■ Directions for this task ■
All the data should come back exactly as it was given.

*****

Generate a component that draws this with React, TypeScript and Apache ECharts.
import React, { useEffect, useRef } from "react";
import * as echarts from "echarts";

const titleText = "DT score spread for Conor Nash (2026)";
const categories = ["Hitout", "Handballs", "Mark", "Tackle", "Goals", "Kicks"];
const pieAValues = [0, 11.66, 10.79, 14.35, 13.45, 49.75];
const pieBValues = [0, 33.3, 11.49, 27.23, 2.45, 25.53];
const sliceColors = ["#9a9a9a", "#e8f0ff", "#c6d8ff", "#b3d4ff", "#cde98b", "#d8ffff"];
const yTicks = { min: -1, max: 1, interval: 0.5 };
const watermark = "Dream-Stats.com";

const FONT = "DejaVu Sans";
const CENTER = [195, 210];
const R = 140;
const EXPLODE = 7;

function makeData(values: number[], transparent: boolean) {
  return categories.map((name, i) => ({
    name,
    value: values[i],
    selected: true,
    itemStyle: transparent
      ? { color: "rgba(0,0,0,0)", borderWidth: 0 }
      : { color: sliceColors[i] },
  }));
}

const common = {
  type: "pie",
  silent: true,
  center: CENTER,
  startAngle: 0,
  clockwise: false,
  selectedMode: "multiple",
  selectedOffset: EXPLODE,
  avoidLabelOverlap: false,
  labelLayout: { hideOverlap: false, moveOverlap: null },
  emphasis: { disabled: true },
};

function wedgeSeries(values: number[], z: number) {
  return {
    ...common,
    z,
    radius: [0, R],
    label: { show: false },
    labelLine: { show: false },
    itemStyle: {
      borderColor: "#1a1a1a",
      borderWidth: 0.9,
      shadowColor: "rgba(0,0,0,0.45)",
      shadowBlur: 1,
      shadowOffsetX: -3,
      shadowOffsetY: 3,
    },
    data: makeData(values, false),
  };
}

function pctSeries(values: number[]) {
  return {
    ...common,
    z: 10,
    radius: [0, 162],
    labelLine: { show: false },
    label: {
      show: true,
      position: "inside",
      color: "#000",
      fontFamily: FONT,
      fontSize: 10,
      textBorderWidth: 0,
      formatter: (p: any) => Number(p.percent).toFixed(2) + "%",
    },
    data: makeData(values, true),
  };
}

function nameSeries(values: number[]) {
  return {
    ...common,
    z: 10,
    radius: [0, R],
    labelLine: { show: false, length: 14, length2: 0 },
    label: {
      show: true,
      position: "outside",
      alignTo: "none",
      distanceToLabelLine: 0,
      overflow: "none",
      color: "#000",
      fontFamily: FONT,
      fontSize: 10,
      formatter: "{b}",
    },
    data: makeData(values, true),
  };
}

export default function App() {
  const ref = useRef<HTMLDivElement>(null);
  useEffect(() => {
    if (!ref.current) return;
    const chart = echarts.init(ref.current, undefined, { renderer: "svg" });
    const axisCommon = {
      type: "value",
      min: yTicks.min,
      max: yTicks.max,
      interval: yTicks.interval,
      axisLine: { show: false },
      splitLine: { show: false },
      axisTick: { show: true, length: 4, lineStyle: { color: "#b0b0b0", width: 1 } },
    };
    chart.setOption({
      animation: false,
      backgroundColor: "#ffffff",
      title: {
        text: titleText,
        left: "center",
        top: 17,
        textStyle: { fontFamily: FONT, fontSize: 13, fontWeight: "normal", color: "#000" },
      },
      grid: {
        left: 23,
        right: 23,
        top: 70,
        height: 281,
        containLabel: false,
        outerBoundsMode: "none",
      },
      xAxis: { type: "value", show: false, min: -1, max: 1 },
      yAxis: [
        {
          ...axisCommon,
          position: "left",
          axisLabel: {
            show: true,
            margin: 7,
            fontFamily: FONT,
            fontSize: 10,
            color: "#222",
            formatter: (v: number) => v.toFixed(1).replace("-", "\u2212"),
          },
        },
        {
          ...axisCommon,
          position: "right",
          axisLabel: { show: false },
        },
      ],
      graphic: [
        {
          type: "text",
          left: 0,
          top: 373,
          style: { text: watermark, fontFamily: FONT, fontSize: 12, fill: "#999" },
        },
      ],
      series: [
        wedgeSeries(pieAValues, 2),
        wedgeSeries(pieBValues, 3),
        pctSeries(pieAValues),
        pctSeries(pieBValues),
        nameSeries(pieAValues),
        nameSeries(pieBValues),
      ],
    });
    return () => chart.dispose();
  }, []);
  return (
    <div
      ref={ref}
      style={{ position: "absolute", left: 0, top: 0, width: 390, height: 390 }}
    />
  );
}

*****

■ Result ■
Generate a component that draws this with React, TypeScript and Apache ECharts.
import React, { useEffect, useRef } from "react";
import * as echarts from "echarts";

const titleText = "DT score spread for Conor Nash (2026)";
const categories = ["Hitout", "Handballs", "Mark", "Tackle", "Goals", "Kicks"];
const pieAValues = [0, 11.66, 10.79, 14.35, 13.45, 49.75];
const pieBValues = [0, 33.3, 11.49, 27.23, 2.45, 25.53];
const sliceColors = ["#9a9a9a", "#e8f0ff", "#c6d8ff", "#b3d4ff", "#cde98b", "#d8ffff"];
const yTicks = { min: -1, max: 1, interval: 0.5 };
const watermark = "Dream-Stats.com";

const FONT = "DejaVu Sans";
const CENTER = [195, 210];
const R = 140;
const EXPLODE = 7;

function makeData(values: number[], transparent: boolean) {
  return categories.map((name, i) => ({
    name,
    value: values[i],
    selected: true,
    itemStyle: transparent
      ? { color: "rgba(0,0,0,0)", borderWidth: 0 }
      : { color: sliceColors[i] },
  }));
}

const common = {
  type: "pie",
  silent: true,
  center: CENTER,
  startAngle: 0,
  clockwise: false,
  selectedMode: "multiple",
  selectedOffset: EXPLODE,
  avoidLabelOverlap: false,
  labelLayout: { hideOverlap: false, moveOverlap: null },
  emphasis: { disabled: true },
};

function wedgeSeries(values: number[], z: number) {
  return {
    ...common,
    z,
    radius: [0, R],
    label: { show: false },
    labelLine: { show: false },
    itemStyle: {
      borderColor: "#1a1a1a",
      borderWidth: 0.9,
      shadowColor: "rgba(0,0,0,0.45)",
      shadowBlur: 1,
      shadowOffsetX: -3,
      shadowOffsetY: 3,
    },
    data: makeData(values, false),
  };
}

function pctSeries(values: number[]) {
  return {
    ...common,
    z: 10,
    radius: [0, 162],
    labelLine: { show: false },
    label: {
      show: true,
      position: "inside",
      color: "#000",
      fontFamily: FONT,
      fontSize: 10,
      textBorderWidth: 0,
      formatter: (p: any) => Number(p.percent).toFixed(2) + "%",
    },
    data: makeData(values, true),
  };
}

function nameSeries(values: number[]) {
  return {
    ...common,
    z: 10,
    radius: [0, R],
    labelLine: { show: false, length: 14, length2: 0 },
    label: {
      show: true,
      position: "outside",
      alignTo: "none",
      distanceToLabelLine: 0,
      overflow: "none",
      color: "#000",
      fontFamily: FONT,
      fontSize: 10,
      formatter: "{b}",
    },
    data: makeData(values, true),
  };
}

export default function App() {
  const ref = useRef<HTMLDivElement>(null);
  useEffect(() => {
    if (!ref.current) return;
    const chart = echarts.init(ref.current, undefined, { renderer: "svg" });
    const axisCommon = {
      type: "value",
      min: yTicks.min,
      max: yTicks.max,
      interval: yTicks.interval,
      axisLine: { show: false },
      splitLine: { show: false },
      axisTick: { show: true, length: 4, lineStyle: { color: "#b0b0b0", width: 1 } },
    };
    chart.setOption({
      animation: false,
      backgroundColor: "#ffffff",
      title: {
        text: titleText,
        left: "center",
        top: 17,
        textStyle: { fontFamily: FONT, fontSize: 13, fontWeight: "normal", color: "#000" },
      },
      grid: {
        left: 23,
        right: 23,
        top: 70,
        height: 281,
        containLabel: false,
        outerBoundsMode: "none",
      },
      xAxis: { type: "value", show: false, min: -1, max: 1 },
      yAxis: [
        {
          ...axisCommon,
          position: "left",
          axisLabel: {
            show: true,
            margin: 7,
            fontFamily: FONT,
            fontSize: 10,
            color: "#222",
            formatter: (v: number) => v.toFixed(1).replace("-", "\u2212"),
          },
        },
        {
          ...axisCommon,
          position: "right",
          axisLabel: { show: false },
        },
      ],
      graphic: [
        {
          type: "text",
          left: 0,
          top: 373,
          style: { text: watermark, fontFamily: FONT, fontSize: 12, fill: "#999" },
        },
      ],
      series: [
        wedgeSeries(pieAValues, 2),
        wedgeSeries(pieBValues, 3),
        pctSeries(pieAValues),
        pctSeries(pieBValues),
        nameSeries(pieAValues),
        nameSeries(pieBValues),
      ],
    });
    return () => chart.dispose();
  }, []);
  return (
    <div
      ref={ref}
      style={{ position: "absolute", left: 0, top: 0, width: 390, height: 390 }}
    />
  );
}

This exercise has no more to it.